Mejor el riesgo que las tablas
De un mundial de ajedrez hay que extraer siempre lecciones vitales, se sepa o no jugar. Las nefastas consecuencias de actuar con miedo a perder lo ganado se extienden a todos los ámbitos, desde el fútbol hasta la política cultural
Una reflexión lúcida sobre el paralelismo entre el ajedrez y las cuitas de la vida cotidiana la anotó Kazuo Ishiguro en su novela Nunca me abandones: “Era como cuando haces un movimiento en ajedrez y justo en el momento en que tus dedos sueltan la pieza te das cuenta del error que has cometido, y te entra pánico porque no eres consciente aún de la magnitud del desastre al que has quedado expuesto”, escribió, Ishiguro refiriéndose a un personaje que se va de la lengua.
Ese miedo a cometer un error que tenga consecuencias catastróficas es el que ha dominado buena parte de la final de ajedrez en la que se ha impuesto Magnus Carlsen, según hemos podido constatar en las pedagógicas crónicas del gran maestro internacional Miguel Illescas.
Explicaba Illescas que el desarrollo de los ordenadores ha aportado a los jugadores tal nivel de conocimiento del juego que le ha restado imprevisibilidad a éste, propiciando que hasta los propios contendientes se aburran. Conscientes de que quien se arriesga tiene muchas opciones de perder, Serguei Kariakin y Carlsen (sobre todo el primero) lo han fiado todo a las tablas en más ocasiones de lo deseable, sobre todo en una 12ª partida que los aficionados vivieron con decepción.
El campeón noruego había sufrido en la octava una derrota sangrante. Después de lanzarse en tromba por la victoria con variantes imaginativas para derribar la defensa del ruso, éste encontró una fisura para desatar un contraataque demoledor liderado por un peón negro. Carlsen se recuperaría finalmente y acometería el desempate, según Illescas, con “rabia, energía y determinación”, pero durante algunos días actuó atenazado por ese pavor a la pérdida del control que tanto aflora en las consultas de los psicólogos.

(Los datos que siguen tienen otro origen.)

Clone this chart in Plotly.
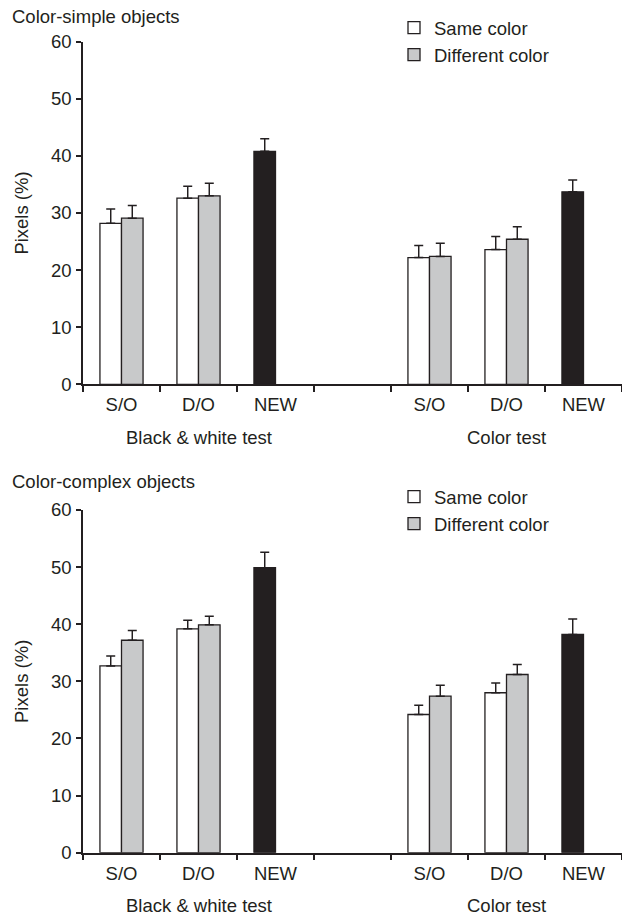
import plotly.graph_objects as go

# ---- data ----
categories = ["bw_so", "bw_do", "bw_new", "gap", "c_so", "c_do", "c_new"]
tick_labels = ["S/O", "D/O", "NEW", "", "S/O", "D/O", "NEW"]
group_labels = ["Black & white test", "Color test"]
group_centers = ["bw_do", "c_do"]

# Color-simple objects
simple_same = [28.2, 32.6, None, None, 22.2, 23.6, None]
simple_same_err = [2.5, 2.1, 0, 0, 2.1, 2.3, 0]
simple_diff = [29.1, 33.0, None, None, 22.4, 25.4, None]
simple_diff_err = [2.2, 2.2, 0, 0, 2.3, 2.2, 0]
simple_new = [None, None, 40.8, None, None, None, 33.7]
simple_new_err = [0, 0, 2.2, 0, 0, 0, 2.1]

# Color-complex objects
complex_same = [32.7, 39.2, None, None, 24.2, 28.0, None]
complex_same_err = [1.75, 1.5, 0, 0, 1.6, 1.7, 0]
complex_diff = [37.2, 39.9, None, None, 27.4, 31.2, None]
complex_diff_err = [1.7, 1.5, 0, 0, 1.9, 1.75, 0]
complex_new = [None, None, 49.9, None, None, None, 38.2]
complex_new_err = [0, 0, 2.7, 0, 0, 0, 2.7]

panel_titles = ["Color-simple objects", "Color-complex objects"]
series_names = ["Same color", "Different color"]
y_ticks = [0, 10, 20, 30, 40, 50, 60]

# ---- style ----
INK = "#231f20"
WHITE = "#ffffff"
GRAY = "#c8c9ca"
FONT = "Liberation Sans, Arial, Helvetica, sans-serif"
FS = 18.5
W, H = 622, 915

fig = go.Figure()


def err(arr):
    return dict(type="data", symmetric=False, array=arr, arrayminus=[0] * len(arr),
                color=INK, thickness=1.5, width=4.5)


def add_panel(same, same_e, diff, diff_e, new, new_e, xa, ya, legend):
    fig.add_trace(go.Bar(x=categories, y=same, name=series_names[0], error_y=err(same_e),
                         marker=dict(color=WHITE, line=dict(color=INK, width=1.3)),
                         offsetgroup="a", xaxis=xa, yaxis=ya, legend=legend))
    fig.add_trace(go.Bar(x=categories, y=diff, name=series_names[1], error_y=err(diff_e),
                         marker=dict(color=GRAY, line=dict(color=INK, width=1.3)),
                         offsetgroup="b", xaxis=xa, yaxis=ya, legend=legend))
    fig.add_trace(go.Bar(x=categories, y=new, name="New", error_y=err(new_e),
                         marker=dict(color=INK, line=dict(color=INK, width=1.3)),
                         offsetgroup="a", xaxis=xa, yaxis=ya, showlegend=False))


add_panel(simple_same, simple_same_err, simple_diff, simple_diff_err, simple_new, simple_new_err,
          "x", "y", "legend")
add_panel(complex_same, complex_same_err, complex_diff, complex_diff_err, complex_new, complex_new_err,
          "x2", "y2", "legend2")

x_dom = [83 / W, 1.0]
top_dom = [(H - 384.3) / H, (H - 41.7) / H]
bot_dom = [(H - 852.7) / H, (H - 510.0) / H]

xcommon = dict(type="category", categoryorder="array", categoryarray=categories,
               tickvals=categories, ticktext=tick_labels, tickson="boundaries",
               range=[-0.5, 6.5], domain=x_dom, showline=True, linecolor=INK, linewidth=1.5,
               ticks="outside", ticklen=6, tickwidth=1.5, tickcolor=INK, showgrid=False,
               zeroline=False, fixedrange=True, ticklabelstandoff=3, automargin=False,
               tickfont=dict(size=FS, color=INK, family=FONT))
ycommon = dict(range=[0, 60], tickvals=y_ticks, showline=True, linecolor=INK, linewidth=1.5,
               ticks="outside", ticklen=5, tickwidth=1.5, tickcolor=INK, showgrid=False,
               zeroline=False, tickfont=dict(size=FS, color=INK, family=FONT), automargin=False,
               ticklabelstandoff=1,
               title=dict(text="Pixels (%)", font=dict(size=FS, color=INK, family=FONT), standoff=17))

# overlay axes to make x ticks cross the axis line
xover = dict(range=[-0.5, 6.5], domain=x_dom, tickvals=[0.5, 1.5, 2.5, 3.5, 4.5, 5.5],
             ticks="inside", ticklen=6, tickwidth=1.5, tickcolor=INK, showticklabels=False,
             showline=False, showgrid=False, zeroline=False, automargin=False)

fig.update_layout(
    width=W, height=H,
    margin=dict(l=0, r=0, t=0, b=0, autoexpand=False),
    paper_bgcolor="white", plot_bgcolor="white",
    font=dict(family=FONT, color=INK, size=FS),
    barmode="group", bargap=0.44, bargroupgap=0,
    xaxis=dict(**xcommon, anchor="y"),
    yaxis=dict(**ycommon, domain=top_dom, anchor="x"),
    xaxis2=dict(**xcommon, anchor="y2"),
    yaxis2=dict(**ycommon, domain=bot_dom, anchor="x2"),
    xaxis3=dict(**xover, overlaying="x", anchor="y"),
    xaxis4=dict(**xover, overlaying="x2", anchor="y2"),
    legend=dict(x=394 / W, y=(H - 9) / H, xanchor="left", yanchor="top",
                bgcolor="rgba(0,0,0,0)", font=dict(size=FS, color=INK, family=FONT),
                tracegroupgap=0),
    legend2=dict(x=394 / W, y=(H - 478) / H, xanchor="left", yanchor="top",
                 bgcolor="rgba(0,0,0,0)", font=dict(size=FS, color=INK, family=FONT),
                 tracegroupgap=0),
    showlegend=True,
)

annotations = [
    dict(text=panel_titles[0], xref="paper", yref="paper", x=10 / W, y=(H - 17) / H,
         xanchor="left", yanchor="middle", showarrow=False, font=dict(size=FS, color=INK)),
    dict(text=panel_titles[1], xref="paper", yref="paper", x=10 / W, y=(H - 482) / H,
         xanchor="left", yanchor="middle", showarrow=False, font=dict(size=FS, color=INK)),
]
for xa, ya in (("x", "y"), ("x2", "y2")):
    for lbl, c in zip(group_labels, group_centers):
        annotations.append(dict(text=lbl, xref=xa, yref=f"{ya} domain", x=c, y=0,
                                xanchor="center", yanchor="middle", yshift=-53,
                                showarrow=False, font=dict(size=FS, color=INK)))
fig.update_layout(annotations=annotations)

fig.write_html(
    "out.html",
    config={"displayModeBar": False},
    post_script="document.body.style.margin='0';document.body.style.overflow='hidden';",
)
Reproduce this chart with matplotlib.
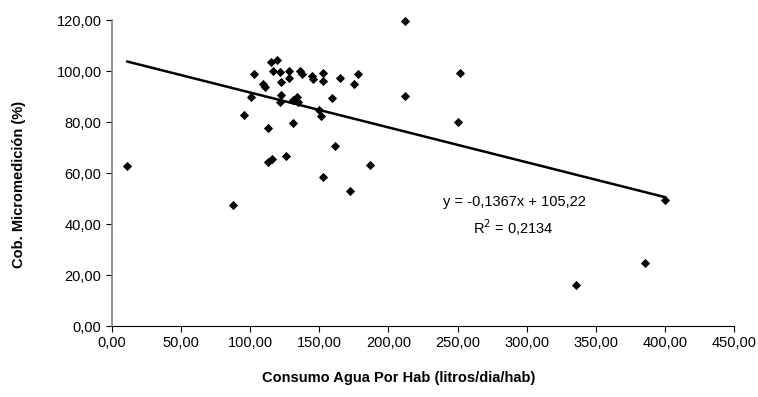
import numpy as np
import matplotlib.pyplot as plt
from matplotlib.ticker import FuncFormatter

plt.rcParams['font.family'] = ['Liberation Sans', 'DejaVu Sans']

# datos
consumo = [11.1, 87.3, 95.7, 100.3, 103.0, 109.0, 110.5, 113.1, 113.1, 115.5,
           114.8, 119.2, 116.3, 121.6, 122.3, 122.3, 121.6, 128.3, 128.3, 130.7,
           125.9, 131.2, 133.5, 134.8, 136.0, 137.2, 145.0, 145.2, 152.9, 152.9,
           149.8, 151.2, 159.0, 161.4, 152.9, 164.8, 175.1, 178.0, 186.9, 172.4,
           211.8, 211.8, 251.8, 250.1, 336.0, 385.7, 400.1]
cobertura = [62.9, 47.5, 82.7, 89.8, 98.7, 94.8, 93.7, 77.6, 64.4, 65.5,
             103.6, 104.2, 100.0, 99.5, 95.8, 90.6, 88.0, 100.0, 97.1, 79.5,
             66.7, 88.6, 89.7, 88.0, 100.0, 98.7, 98.2, 96.9, 99.3, 96.2,
             84.7, 82.4, 89.3, 70.7, 58.5, 97.1, 94.9, 98.8, 63.3, 53.1,
             119.6, 90.2, 99.1, 79.9, 16.2, 24.6, 49.3]

pendiente = -0.1367
intercepto = 105.22
r2 = 0.2134

fig = plt.figure(figsize=(7.58, 3.97), dpi=100)
ax = fig.add_axes([0.1478, 0.1788, 0.8206, 0.7708])

ax.scatter(consumo, cobertura, marker='D', s=22, color='black', zorder=3,
           linewidths=0, clip_on=False)

# linea de tendencia
xl = np.array([min(consumo), max(consumo)])
ax.plot(xl, pendiente * xl + intercepto, color='black', lw=1.8, zorder=2)

ax.set_xlim(0, 450)
ax.set_ylim(0, 120)
ax.set_xticks(np.arange(0, 451, 50))
ax.set_yticks(np.arange(0, 121, 20))
fmt = FuncFormatter(lambda v, p: ('%.2f' % v).replace('.', ','))
ax.xaxis.set_major_formatter(fmt)
ax.yaxis.set_major_formatter(fmt)

for s in ['top', 'right']:
    ax.spines[s].set_visible(False)
ax.spines['left'].set_color('#808080')
ax.spines['left'].set_linewidth(1.2)
ax.spines['bottom'].set_color('black')
ax.tick_params(direction='out', length=4, labelsize=10.5, colors='black')

ax.set_xlabel('Consumo Agua Por Hab (litros/dia/hab)', fontsize=10.5, fontweight='bold')
ax.set_ylabel('Cob. Micromedición (%)', fontsize=10.5, fontweight='bold')
ax.xaxis.set_label_coords(0.461, -0.146)
ax.yaxis.set_label_coords(-0.139, 0.464)

fig.text(0.679, 0.491, 'y = -0,1367x + 105,22', ha='center', va='center', fontsize=10.5)
fig.text(0.677, 0.426, 'R$^2$ = %s' % ('%.4f' % r2).replace('.', ','), ha='center', va='center', fontsize=10.5)

fig.savefig('out.png', dpi=100)
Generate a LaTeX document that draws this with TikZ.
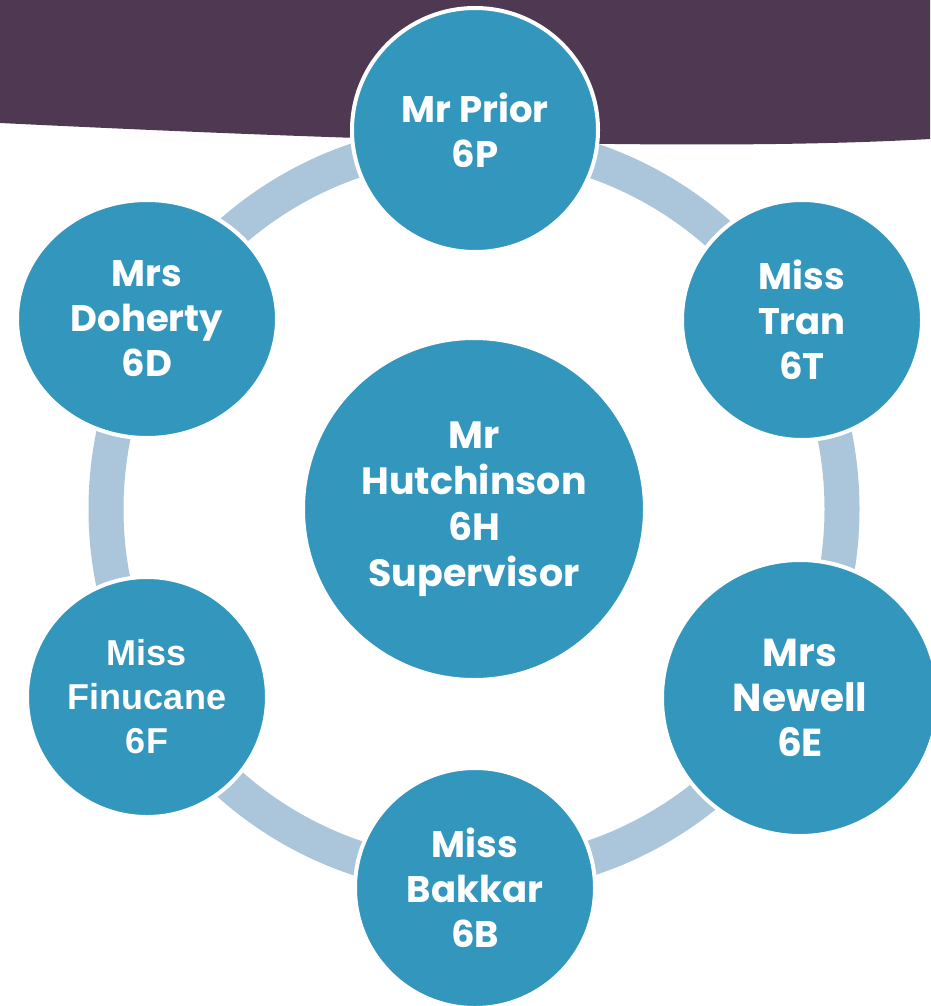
\documentclass[tikz,border=0pt]{standalone}
\usepackage{fontspec}
\setmainfont{Poppins}
\newfontfamily\arialfont{Liberation Sans}
\usetikzlibrary{shapes.geometric}
\definecolor{bandpurple}{RGB}{78,56,82}
\definecolor{discteal}{RGB}{51,150,188}
\definecolor{ringblue}{RGB}{171,198,218}
\tikzset{
	disc/.style={ellipse,fill=discteal,draw=white,line width=4pt,text=white,
		align=center,inner sep=0pt,font=\bfseries\fontsize{37}{45}\selectfont},
	ringline/.style={draw=ringblue,line width=35pt}
}
\begin{document}
\begin{tikzpicture}[x=1pt,y=-1pt]
	\useasboundingbox (0,0) rectangle (930,1006);
	\fill[white] (0,0) rectangle (930,1006);
	\fill[bandpurple] (0,0) -- (930,0) -- (930,139) .. controls (700,152) and (350,140) .. (0,123) -- cycle;
	\coordinate (hubc) at (474,509);
	\draw[ringline] (hubc) circle[radius=368];
	\node[disc,minimum size=342pt,font=\bfseries\fontsize{38}{46}\selectfont] (hub) at (hubc) {Mr\\Hutchinson\\6H\\Supervisor};
	\node[disc,minimum width=246pt,minimum height=244pt] (prior) at (475,130) {Mr Prior\\6P};
	\node[disc,minimum size=240pt] (tran) at (802,320) {Miss\\Tran\\6T};
	\node[disc,minimum size=276pt,font=\bfseries\fontsize{39}{45}\selectfont] (newell) at (800,698) {Mrs\\Newell\\6E};
	\node[disc,minimum size=240pt] (bakkar) at (475,888) {Miss\\Bakkar\\6B};
	\node[disc,minimum size=240pt,font=\arialfont\bfseries\fontsize{36}{44}\selectfont] (finucane) at (147,697) {Miss\\Finucane\\6F};
	\node[disc,minimum width=260pt,minimum height=238pt] (doherty) at (147,319) {Mrs\\Doherty\\6D};
\end{tikzpicture}
\end{document}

Las enseñanzas del ajedrez sirven para todos los deportes. Sin ir más lejos, el Barça, un equipo que lleva años apostando todo el juego ofensivo, a la creatividad y al dominio de los tiempos, vive en vilo cuando juega en casa (con blancas) y se enfrenta a un visitante dotado de un buen contraataque que es capaz de proyectar un peón negro hasta el otro extremo del tablero. En los minutos finales, como ayer, el miedo irrefrenable a la pérdida de control puede llegar a manifestarse en grado superlativo. Hay socios del Barça a quienes les tiemblan las piernas cuando su propio equipo lanza un córner contra el Madrid.
Del resto de ámbitos de la vida que tienen su reflejo en un tablero de ajedrez nos referiremos, por último, a la cultura, a propósito de los 40 años de la fundación del Teatre Lliure. Se están cumpliendo ya las cuatro décadas de muchas iniciativas que estaban motivadas por el rechazo de la izquierda a asumir el discurso de la cultura oficial del franquismo y el post franquismo. Hablamos de proyectos transgresores que, como el Lliure, conectaban con las últimas tendencias surgidas en las democracias del entorno.
Aquel anhelo de dominar el tablero para conquistar la justicia social a través de la cultura se ha desvanecido en el tiempo. Formaciones de izquierda no clásica, como Ahora Madrid o BComú se han encontrado con las instituciones culturales ya consolidadas e integradas en el sistema, y han tenido dificultades para desarrollar un discurso que fuera más allá de su apuesta genérica por la cultura de base (los peones). Los grandes museos, teatros o auditorios (reina, torres, caballos, alfiles) no figuraron de entrada en su lista de prioridades.
A uno y otro lado se impone el electoralismo a corto plazo: aflora el miedo a perder por un exceso de audacia lo ganado en las urnas. Por ello, por lo recortes y porque durante la crisis las programaciones se han vuelto más comerciales para salvar los muebles, las instituciones y gestores culturales afrontan las temporadas con más voluntad de firmar tablas que de protagonizar movimientos audaces. Y ya sabemos que quien no arriesga acaba perdiendo, como ha comprobado en su propia piel el ruso Kariakin.